Early life and career

Siemens was born 1889 in Berlin and joined the Imperial German Navy in 1911 as a Midshipman.  During World War I he held junior officer billets, including a tour onboard the cruiser Victoria Louise.  He continued his career after the surrender of Germany, serving in the Reichsmarine, and when the Nazi Party came to power in Germany, and established the Nazi state, Siemens was a lieutenant commander serving as a mid-level staff officer.

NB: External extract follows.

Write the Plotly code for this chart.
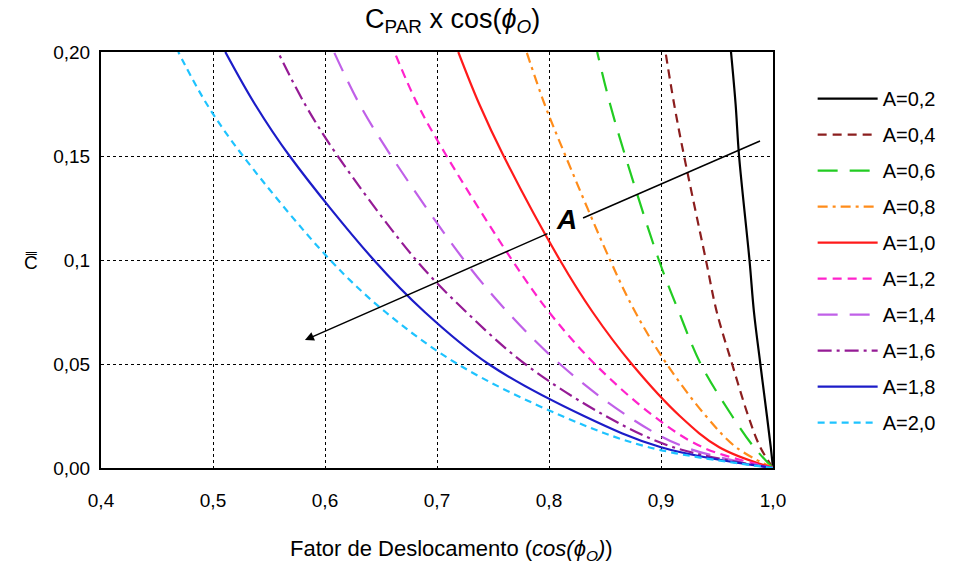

On September 23, 1935, as a naval commander, Siemens was given command of the cruiser Karlsruhe.  He was promoted to captain the following year and held this command until September of 1937.

Second World War

Siemens was a senior captain upon the outbreak of World War II and was promoted to flag rank in January 1940.  A year later, he was selected to serve under Günther Lütjens as deputy fleet commander of the German Navy.  The position did not entail at-sea command, but was an administrative posting overseeing the type commanders within the organization of the Kriegsmarine.  After Lütjens was killed onboard the battleship Bismarck, Siemens continued his post briefly under Otto Schniewind before the position was disbanded in June 1941.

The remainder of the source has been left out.